Secondly, and linked to the wider number of contributors, search engines and news aggregators open these to wider audiences and help audiences find a wider range of content, using algorithms to rank the content they are presented with. 

Thirdly, the report references a 2020 Ofcom study which showed that “45% of UK adults consume news via social media, either directly on the platform or after being redirected to a website from a social media service.”  Algorithms on these platforms filter content to maximise audience attention and advertising.  This can result in users seeing a limited range of content that reinforces their existing views.  Finally, changes in the way that advertising is sold online mean that even small media outlets can generate some advertising income, and this has inadvertently monetised the creation of false information.

Ofcom studied sites which had been rated as “false information websites” by Newsguard and found that “between September 2018 and August 2020, the 177 false information websites in [the] sample attracted on average 14 million visits a month in the UK – a small but still significant volume of online traffic.”


Widespread cheating on Call of Duty: Warzone has led to action to address the problem.   In just one day 60,000 accounts were banned for using cheating software in Warzone.  According to a blog post this week by Activision, this brings the total number of permanent bans since its launch to 300,000.  The company adds that it is working on enhanced technological capabilities to address the issue as well as more enforcement and zero tolerance for cheat providers.

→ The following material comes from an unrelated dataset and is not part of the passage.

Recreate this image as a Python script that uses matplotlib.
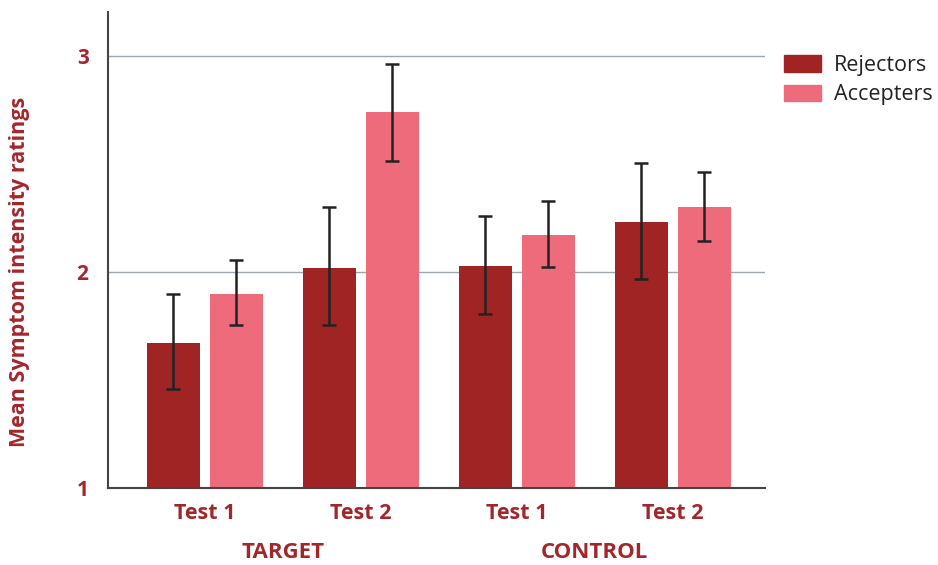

Two ads for tanning products posted by influencers on Instagram have been banned on the grounds that they used filters which gave a misleading impression of the products’ capabilities.  The bans were imposed by the Advertising Standards Authority on the grounds that the posts broke the Advertising Code against misleading advertising and exaggeration. 


Authorities in China react to concerns about children’s internet use by implementing a ban on bringing mobiles phones into school without parental consent.  According to a BBC report, the concerns relate to growing short sightedness, reduced ability to concentrate as well as worries about gaming addiction leading to mental health issues.